Evidentemente Pablo no hacía disquisiciones teóricas sobre la Trinidad. De hecho en términos técnicos teológicos, sólo habla de la Trinidad económica y no de la ontológica, aunque ésta última haya de estar en su pensamiento como base. Pero lo que le importa no es hacer distinciones o exposiciones técnicamente correctas, menos aún correctas según los baremos de una teología dogmática posterior, por cierto bastante inútil, sino hablar de un Dios vivo y vivible, que hace vivir y por quien vivir. ¡Podríamos aprender a hablar de Dios!

F. PASTOR
DABAR 1991, 29


 

4.

-"Los que se dejan llevar por el Espíritu de Dios, ésos son hijos de Dios": Desde el principio del capítulo octavo se va desarrollando el tema de cómo Jesucristo libera al hombre de la esclavitud y posibilita que viva según el Espíritu. Por este don de la vida según el Espíritu somos hijos de Dios. Hemos nacido de Dios y estamos llamados a disfrutar de la gloria de su presencia.

-Esta vida según el Espíritu es todo lo contrario de un estilo negativista: de ningún modo es una sumisión a las prácticas de la Ley ("habéis recibido, no un espíritu de esclavitud"), ni tampoco una religión basada en el temor. Muy al contrario, el estilo de vida del cristiano es el que viene de la confesión confiada de la paternidad de Dios: "¡Abba" (Padre").

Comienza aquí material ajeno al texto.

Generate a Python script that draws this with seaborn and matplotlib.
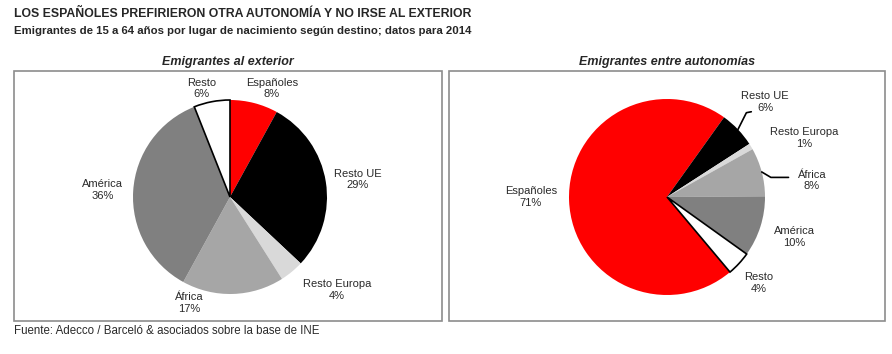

La misma invocación que en el evangelio hallamos en boca de Jesús, ahora está en boca de sus discípulos. Pero sólo es posible por la acción del Espíritu.

-"Y, si somos hijos, también herederos": Por el bautismo hemos entrado en la familia de Dios y podemos participar en los bienes de la casa. Por tanto, así como Cristo ya participa del bien de la glorificación, después de pasar por el sufrimiento y la muerte, también nosotros estamos llamados a participar en ella. Notemos, sin embargo, que san Pablo pone en paralelismo la participación en la glorificación y la participación en los sufrimientos.

J. NASPLEDA
MISA DOMINICAL 1988, 12


 

5. Aquí nos movemos en otros niveles. Aquí la experiencia de Dios se hace más íntima y más personalizada. Es comprensible, puesto que hubo un acontecimiento salvador único, una presencia de Dios viva y permanente, la Pascua gloriosa del mismo Hijo de Dios. Ahora se manifiesta toda la intimidad de Dios y toda su generosidad. Dios mismo puede habitar en nuestros corazones por medio de su Espíritu. El nos transforma en hijos de Dios, identificándonos con Cristo, de cuya filiación participamos. Y así se inicia el canto de los hijos: «Abba», y la esperanza de los hijos -herencia incalculable-: la ansiada visión y posesión de Dios.

¿Quién no se siente asombrado y desbordado por esta generosidad divina?